Dans le cadre de leurs efforts pour apprendre aux modèles à générer des vidéos dans lesquelles les mouvements sont cohérents et logiques, le Dr.e Dekel et son équipe ont montré comment les capacités des modèles texte-image peuvent être étendues de manière à ce qu’ils puissent également générer et éditer des vidéos. Par exemple, ils ont introduit une vidéo d’un loup bougeant sa tête d’un côté à l’autre dans un modèle open-source appelé Stable Diffusion et lui ont demandé de générer une vidéo similaire montrant un ragdoll (poupée en chiffon) ressemblant à un loup. Dans un premier temps, le modèle a créé une vidéo décalée et irréaliste, car chaque image de la vidéo était éditée différemment. Mais en comprenant mieux comment le modèle traite et représente les images lors du montage, les chercheurs ont réussi à lui faire traiter toutes les images de la même manière, ce qui a donné une vidéo dans laquelle la poupée-loup bougeait de manière naturelle et convaincante.

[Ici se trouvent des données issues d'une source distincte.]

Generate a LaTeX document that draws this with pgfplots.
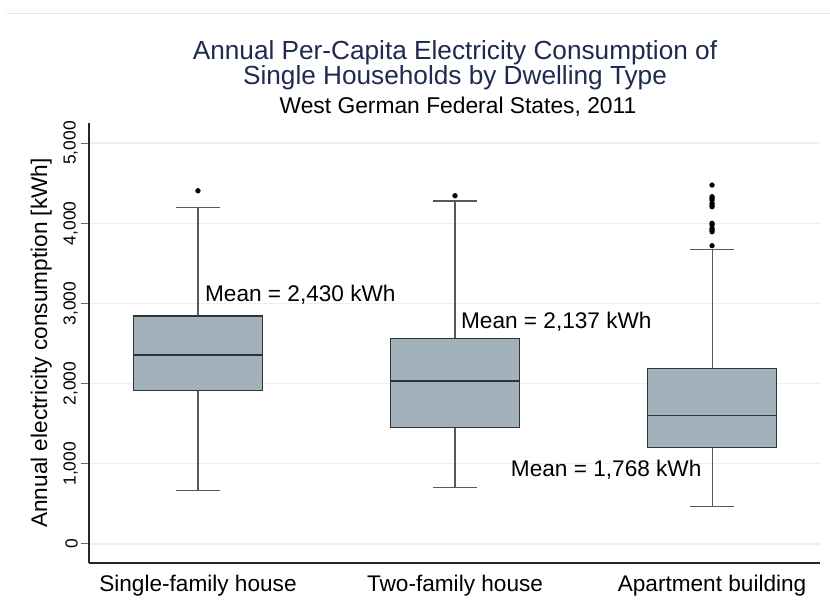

Images créées par Lumiere de Google : Une Joconde qui bâille et un panda qui conduit une voiture.
Images créées par Lumiere de Google : Une Joconde qui bâille et un panda qui conduit une voiture.

Le Dr. Dekel a récemment reçu une bourse de démarrage du Conseil Européen de la Recherche d’un montant de 1,5 million d’euros, une ressource prestigieuse pour les jeunes scientifiques. Elle a l’intention d’utiliser cette bourse pour s’attaquer à d’autres limites des modèles qui génèrent et éditent les vidéos. Le traitement vidéo étant une tâche très complexe, il existe un écart important entre les connaissances qu’un modèle a déjà accumulées grâce aux nombreuses vidéos sur lesquelles il a été formé et les caractéristiques spécifiques du mouvement dans une vidéo donnée que le modèle est invité à générer. Le Dr. Dekel tentera de développer un modèle capable d’en apprendre davantage sur ce qu’il doit faire avec une vidéo spécifique à partir de l’expérience qu’il a acquise sur des milliers d’autres vidéos.

Qu’en est-il des inquiétudes suscitées par l’énorme puissance de ces modèles ? « Il existe un équilibre délicat entre le fait d’être conscient des risques potentiels d’une technologie et la volonté de la faire progresser », explique le Dr. Dekel. « Notre engagement consiste à préserver cet équilibre. Le grand public peut parfois avoir l’impression que ces modèles sont omnipotents, mais ce n’est pas le cas actuellement. Mon principal objectif en tant que chercheur est d’élargir les possibilités créatives de chacun d’entre nous, y compris des personnes qui ne sont pas des professionnels, et de faire progresser la science et la capacité informatique de voir le monde. »

 

La Science en Chiffres
En un seul passage, Lumiere de Google génère 80 images par séquence vidéo d’une durée d’environ 3 secondes, ce qui permet d’obtenir des vidéos de haute qualité et cohérentes.